After the conclusion of Beyond Re-Animator, Brian Yuzna wanted to produce a sequel trilogy to the series. The first of which would have been titled House of Re-Animator and would have featured William H. Macy as a George W. Bush-inspired President of the United States who dies in office with Herbert West enlisted by the office to bring him back to life. The film would have seen Stuart Gordon as director and Dennis Paoli as writer, and the return of Jeffrey Combs as Herbert West and Bruce Abbott as Dan Cain.

The second film would have been titled Island of Re-Animator and seen Dr. West having set up a laboratory on a secluded island to continue his research in an The Island of Doctor Moreau-style story. Richard Raaphorst, a film director and concept artist who had worked on other Fantastic Factory productions, was tasked by Yuzna with creating some artwork for the film but Yuzna ultimately felt none of it worked in the world of Re-Animator. Some of Raaphorst's artwork was speculated to have been reused for his own directorial effort, Frankenstein's Army.

The final film in the trilogy would have been titled Re-Animator Begins and would have featured an amnesiac Herbert West rescued from an asylum by a young female doctor who takes him to Zürich where she is revealed to be the granddaughter of Dr. Hans Gruber from the first film who is still living in his re-animated state. The film would have seen Herbert West passing the torch of Re-Animator to Gruber's granddaughter.

The sequel trilogy ultimately never happened due to inability to secure financing. While an attempt to sell House of Re-Animator as a standalone movie was met with some interest, the sequel was deemed too expensive and the Great Recession effectively killed the project.

==Remakes==
Attempts were made by Yuzna and John Penney in pitching a reboot of Re-Animator and while they were met with interest from companies such as Warner Bros., the two abandoned this route when the studios showed interest primarily in the name recognition and intended to play Re-Animator as a dark and serious horror film in contrast to the more darkly comedic nature of the prior films.

In 2017, an Italian version entitled Herbert West: Re-Animator was released with Emanuele Cerman as Dr. Herbert West.

A film by the name of Antihuman was set to release in early 2017 before being rebranded as Re-Animator: Evolution, with Johnathon Schaech in the lead role as Dr. Herbert West. The title was then changed to Herbert West: Re-Animator with a release date of December 15, 2018, and Schaech no longer on the cast list. It was described as "much darker, more thought-provoking, and more so grounded in science than the original film" and to be in tune with the original Lovecraft story. However, no news has been released since late 2016.

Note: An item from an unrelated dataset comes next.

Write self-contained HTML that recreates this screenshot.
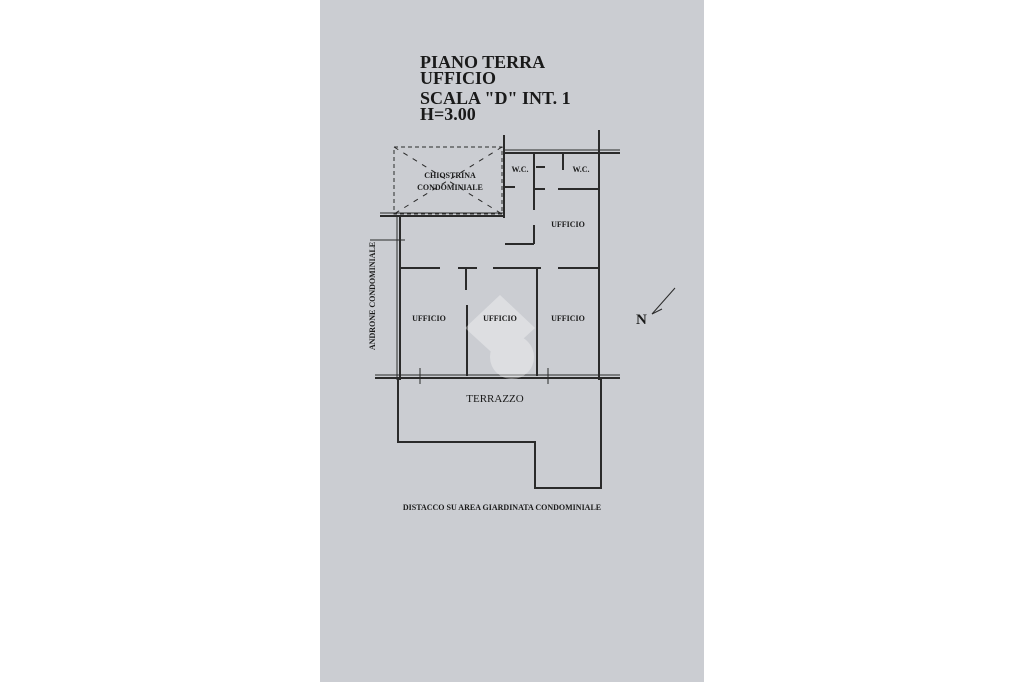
<!DOCTYPE html>
<html><head><meta charset="utf-8"><style>
html,body{margin:0;padding:0;background:#fff;width:1024px;height:682px;overflow:hidden}
svg{display:block}
text{font-family:"Liberation Serif",serif;fill:#1a1a1a}
</style></head><body>
<svg width="1024" height="682" viewBox="0 0 1024 682">
<rect x="0" y="0" width="1024" height="682" fill="#ffffff"/>
<rect x="320" y="0" width="384" height="682" fill="#cbcdd2"/>
<g font-weight="bold" font-size="18">
<text x="420" y="68">PIANO TERRA</text>
<text x="420" y="84">UFFICIO</text>
<text x="420" y="104">SCALA "D" INT. 1</text>
<text x="420" y="120">H=3.00</text>
</g>
<g stroke="#2a2a2a" fill="none" stroke-width="2">
<rect x="394" y="147" width="108" height="67" stroke-dasharray="4,3" stroke-width="1"/>
<line x1="394" y1="147" x2="502" y2="214" stroke-dasharray="5,6" stroke-width="1"/>
<line x1="502" y1="147" x2="394" y2="214" stroke-dasharray="5,6" stroke-width="1"/>
<line x1="599" y1="130" x2="599" y2="380"/>
<line x1="505" y1="153" x2="620" y2="153"/>
<line x1="505" y1="150" x2="620" y2="150" stroke-width="1"/>
<line x1="504" y1="135" x2="504" y2="218"/>
<line x1="380" y1="216" x2="504" y2="216"/>
<line x1="380" y1="213" x2="504" y2="213" stroke-width="1"/>
<line x1="400" y1="216" x2="400" y2="380"/>
<line x1="397" y1="216" x2="397" y2="380" stroke-width="1"/>
<line x1="375" y1="378" x2="620" y2="378"/>
<line x1="375" y1="375" x2="620" y2="375" stroke-width="1"/>
<line x1="534" y1="152" x2="534" y2="210"/>
<line x1="563" y1="152" x2="563" y2="170"/>
<line x1="558" y1="189" x2="599" y2="189"/>
<line x1="505" y1="187" x2="515" y2="187"/>
<line x1="535" y1="189" x2="545" y2="189"/>
<line x1="536" y1="167" x2="545" y2="167"/>
<line x1="534" y1="225" x2="534" y2="244"/>
<line x1="505" y1="244" x2="534" y2="244"/>
<line x1="400" y1="268" x2="440" y2="268"/>
<line x1="458" y1="268" x2="477" y2="268"/>
<line x1="493" y1="268" x2="541" y2="268"/>
<line x1="558" y1="268" x2="599" y2="268"/>
<line x1="466" y1="268" x2="466" y2="290"/>
<line x1="467" y1="305" x2="467" y2="376"/>
<line x1="537" y1="268" x2="537" y2="376"/>
<polyline points="398,378 398,442 535,442 535,488 601,488 601,378"/>
<line x1="652" y1="314" x2="675" y2="288" stroke-width="1"/>
<line x1="652" y1="314" x2="662" y2="309" stroke-width="1"/>
<line x1="370" y1="240" x2="405" y2="240" stroke-width="1"/>
<line x1="420" y1="368" x2="420" y2="384" stroke-width="1"/>
<line x1="548" y1="368" x2="548" y2="384" stroke-width="1"/>
</g>
<g opacity="0.35" fill="#fff">
<polygon points="500,295 465,328 500,360 535,328"/>
<circle cx="512" cy="357" r="22"/>
</g>
<g font-size="8" text-anchor="middle" font-weight="bold">
<text x="450" y="178">CHIOSTRINA</text>
<text x="450" y="190">CONDOMINIALE</text>
<text x="520" y="172">W.C.</text>
<text x="581" y="172">W.C.</text>
<text x="568" y="227">UFFICIO</text>
<text x="429" y="321">UFFICIO</text>
<text x="500" y="321">UFFICIO</text>
<text x="568" y="321">UFFICIO</text>
<text x="502" y="510">DISTACCO SU AREA GIARDINATA CONDOMINIALE</text>
<text transform="translate(375,296) rotate(-90)">ANDRONE CONDOMINIALE</text>
</g>
<text x="495" y="402" font-size="11" text-anchor="middle" font-family="Liberation Sans,sans-serif">TERRAZZO</text>
<text x="636" y="324" font-size="15" font-weight="bold">N</text>
</svg>
</body></html>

In April 2025, it was reported Jeffrey Lewis and Keith Previte of Lakewood Entertainment along with Andrew Trapani would be producing a new adaptation of Herbert West: Reanimator with The Haunting in Connecticut screenwriters Adam Simon and Tim Metcalfe set to write the script.

==Other media==

Re-Animator: The Musical, based on the first movie, debuted in 2011.

===Comic books===

Between 1991 and 1992, Adventure Comics, a division of Malibu Comics, released two miniseries related to the films:
- Re-Animator, a three-issue adaptation of the first movie.
- Re-Animator: Dawn of the Re-Animator, a four-issue prequel to the films.

In 2004, the four-issue comic Army of Darkness vs. Re-Animator was released by Dynamite Entertainment. The crossover became the first four issues of the ongoing Army of Darkness comic series, and additional Army of Darkness/Re-Animator crossover comics would be released by Dynamite in 2013 and 2022. Dynamite would publish a standalone Re-Animator comic in 2015 as a sequel to the crossover, followed by Vampirella vs. Re-Animator in 2018.

In 2008 the character featured in issue 15 of the comic book series Hack/Slash. In the issue the character of Cassie must deal with the fallout from her long lost father colluding with West. The issue is set chronologically after the events in the third film.